Market structure: Lantz’s $3.9m buy (~0.36% of WINN’s $1.09bn AUM) is economically small but signals institutional appetite for concentrated growth exposure; direct beneficiaries are Magnificent Seven names (e.g., MSFT) inside WINN, while broad S&P 500 trackers and value/cyclical sectors are relatively disadvantaged as flows tilt growth. The ETF’s 72-stock, 47% Magnificent Seven concentration and 0.57% fee concentrate demand into mega-caps, amplifying price sensitivity of those stocks to incremental flows and increasing active manager pricing power in niche growth wrappers.

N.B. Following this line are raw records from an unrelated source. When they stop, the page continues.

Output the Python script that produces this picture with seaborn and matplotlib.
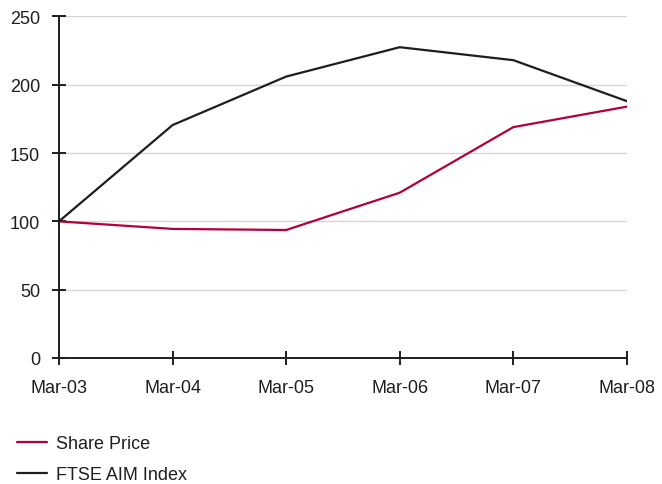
import matplotlib
matplotlib.use("Agg")
import matplotlib.pyplot as plt
import pandas as pd
import seaborn as sns

periods = ["Mar-03", "Mar-04", "Mar-05", "Mar-06", "Mar-07", "Mar-08"]
share_price = [100, 94.5, 93.7, 121, 169, 184]
ftse_aim = [100, 170.5, 206, 227.5, 218, 188]

df = pd.DataFrame({
    "period": list(range(len(periods))) * 2,
    "value": share_price + ftse_aim,
    "series": ["Share Price"] * len(periods) + ["FTSE AIM Index"] * len(periods),
})

sns.set_style("white")
plt.rcParams["font.family"] = ["Liberation Sans", "DejaVu Sans"]

fig = plt.figure(figsize=(6.62, 4.85), dpi=100)
ax = fig.add_axes([0.0891, 0.2598, 0.947 - 0.0891, 0.964 - 0.2598])

palette = {"Share Price": "#b3003b", "FTSE AIM Index": "#1e1e1e"}
sns.lineplot(data=df, x="period", y="value", hue="series", palette=palette,
             linewidth=1.6, ax=ax, legend=False)

ax.set_xlim(0, len(periods) - 1)
ax.set_ylim(0, 250)
ax.set_xticks(range(len(periods)))
ax.set_xticklabels(periods)
ax.set_yticks([0, 50, 100, 150, 200, 250])
ax.yaxis.grid(True, color="#d6d6d6", linewidth=1)
ax.set_axisbelow(True)
ax.set_xlabel("")
ax.set_ylabel("")

for s in ["top", "right"]:
    ax.spines[s].set_visible(False)
for s in ["left", "bottom"]:
    ax.spines[s].set_color("#1e1e1e")
    ax.spines[s].set_linewidth(1.4)
ax.tick_params(axis="both", direction="inout", length=10, width=1.4,
               color="#1e1e1e", labelsize=13, labelcolor="#1e1e1e",
               bottom=True, left=True)
ax.tick_params(axis="x", pad=10)
ax.tick_params(axis="y", pad=8.5)

handles = [plt.Line2D([], [], color=palette[k], linewidth=1.6) for k in palette]
fig.legend(handles, list(palette.keys()), loc="upper left",
           bbox_to_anchor=(21 / 662 - 0.006, 1 - 436 / 485), frameon=False,
           fontsize=13, borderpad=0.0, borderaxespad=0.0,
           handlelength=1.66, handletextpad=0.5, labelspacing=0.78,
           labelcolor="#1e1e1e")

fig.savefig("out.png", dpi=100)
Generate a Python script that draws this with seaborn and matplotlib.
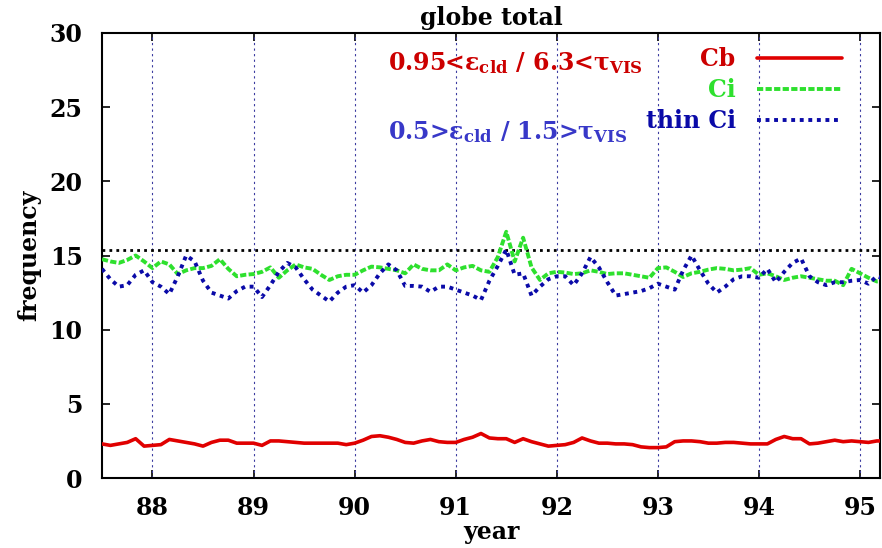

Risk assessment: Key tail risks are a tech-led drawdown (>20% decline in mega-caps) that could produce >30% NAV swing for WINN, liquidity stress if AUM falls <~$800m, and fee-compression/regulatory scrutiny of non‑diversified ETFs. Immediate (days) impact is modest idiosyncratic volatility; short-term (weeks–months) risk centers on earnings and Fed-driven multiple re-rating; long-term (quarters–years) outcome hinges on whether the Magnificent Seven sustain growth to justify 37x vs S&P 28x. Trade implications: Tactical trades: avoid buying WINN as a broad S&P proxy; prefer direct long exposure to high-conviction mega-caps (MSFT) to eliminate the 0.57% fee. Implement a) SPY (or VTI) long / WINN short pair (0.5–1% portfolio notional) to harvest fee and concentration risk over 3–6 months, and b) 3-month 5–8% OTM WINN puts sized to hedge a 1–2% portfolio equity allocation ahead of earnings season. Contrarian angles: Consensus underestimates active stock-picking value — WINN’s 2022‑2026 annualized 13.9% vs S&P 13.3% suggests potential alpha if growth resumes; however, that upside is conditional on mega-cap leadership continuing. Watch two triggers: Magnificent Seven weight >50% or WINN underperformance vs SPY >200bps over 3 months as signals to flip from neutral to short exposure.